--- Raw data ---
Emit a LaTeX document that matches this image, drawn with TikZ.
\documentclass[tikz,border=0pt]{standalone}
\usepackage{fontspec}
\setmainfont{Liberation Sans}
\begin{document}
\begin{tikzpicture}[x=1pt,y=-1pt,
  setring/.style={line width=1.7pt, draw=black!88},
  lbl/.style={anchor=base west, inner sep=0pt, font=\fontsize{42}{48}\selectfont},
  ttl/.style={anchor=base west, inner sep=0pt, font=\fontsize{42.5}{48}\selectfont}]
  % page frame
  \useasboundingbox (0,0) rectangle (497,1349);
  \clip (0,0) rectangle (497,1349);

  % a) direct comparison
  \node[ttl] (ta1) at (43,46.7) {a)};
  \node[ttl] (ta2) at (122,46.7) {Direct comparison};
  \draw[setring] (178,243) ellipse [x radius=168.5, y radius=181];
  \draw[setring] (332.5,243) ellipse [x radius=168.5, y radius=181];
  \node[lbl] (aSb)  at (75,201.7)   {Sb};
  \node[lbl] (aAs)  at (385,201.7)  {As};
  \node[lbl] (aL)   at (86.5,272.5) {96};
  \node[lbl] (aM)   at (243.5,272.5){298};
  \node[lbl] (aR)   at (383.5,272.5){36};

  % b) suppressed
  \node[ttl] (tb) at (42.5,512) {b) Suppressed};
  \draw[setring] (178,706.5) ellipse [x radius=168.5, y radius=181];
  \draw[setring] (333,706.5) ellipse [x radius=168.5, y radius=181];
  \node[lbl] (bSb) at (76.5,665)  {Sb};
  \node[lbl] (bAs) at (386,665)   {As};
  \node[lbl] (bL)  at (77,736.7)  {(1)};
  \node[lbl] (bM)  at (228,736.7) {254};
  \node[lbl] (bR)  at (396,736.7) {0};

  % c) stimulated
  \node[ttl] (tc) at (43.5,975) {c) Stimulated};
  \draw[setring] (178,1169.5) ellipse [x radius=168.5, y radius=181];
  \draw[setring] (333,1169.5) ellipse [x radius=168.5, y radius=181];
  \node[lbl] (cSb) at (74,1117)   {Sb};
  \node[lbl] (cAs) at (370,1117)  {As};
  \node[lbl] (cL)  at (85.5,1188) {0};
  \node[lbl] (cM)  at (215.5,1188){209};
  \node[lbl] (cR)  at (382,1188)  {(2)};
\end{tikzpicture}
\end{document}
---
Give an exact repetition of all the material.

Solution:
Emit a LaTeX document that matches this image, drawn with TikZ.
\documentclass[tikz,border=0pt]{standalone}
\usepackage{fontspec}
\setmainfont{Liberation Sans}
\begin{document}
\begin{tikzpicture}[x=1pt,y=-1pt,
  setring/.style={line width=1.7pt, draw=black!88},
  lbl/.style={anchor=base west, inner sep=0pt, font=\fontsize{42}{48}\selectfont},
  ttl/.style={anchor=base west, inner sep=0pt, font=\fontsize{42.5}{48}\selectfont}]
  % page frame
  \useasboundingbox (0,0) rectangle (497,1349);
  \clip (0,0) rectangle (497,1349);

  % a) direct comparison
  \node[ttl] (ta1) at (43,46.7) {a)};
  \node[ttl] (ta2) at (122,46.7) {Direct comparison};
  \draw[setring] (178,243) ellipse [x radius=168.5, y radius=181];
  \draw[setring] (332.5,243) ellipse [x radius=168.5, y radius=181];
  \node[lbl] (aSb)  at (75,201.7)   {Sb};
  \node[lbl] (aAs)  at (385,201.7)  {As};
  \node[lbl] (aL)   at (86.5,272.5) {96};
  \node[lbl] (aM)   at (243.5,272.5){298};
  \node[lbl] (aR)   at (383.5,272.5){36};

  % b) suppressed
  \node[ttl] (tb) at (42.5,512) {b) Suppressed};
  \draw[setring] (178,706.5) ellipse [x radius=168.5, y radius=181];
  \draw[setring] (333,706.5) ellipse [x radius=168.5, y radius=181];
  \node[lbl] (bSb) at (76.5,665)  {Sb};
  \node[lbl] (bAs) at (386,665)   {As};
  \node[lbl] (bL)  at (77,736.7)  {(1)};
  \node[lbl] (bM)  at (228,736.7) {254};
  \node[lbl] (bR)  at (396,736.7) {0};

  % c) stimulated
  \node[ttl] (tc) at (43.5,975) {c) Stimulated};
  \draw[setring] (178,1169.5) ellipse [x radius=168.5, y radius=181];
  \draw[setring] (333,1169.5) ellipse [x radius=168.5, y radius=181];
  \node[lbl] (cSb) at (74,1117)   {Sb};
  \node[lbl] (cAs) at (370,1117)  {As};
  \node[lbl] (cL)  at (85.5,1188) {0};
  \node[lbl] (cM)  at (215.5,1188){209};
  \node[lbl] (cR)  at (382,1188)  {(2)};
\end{tikzpicture}
\end{document}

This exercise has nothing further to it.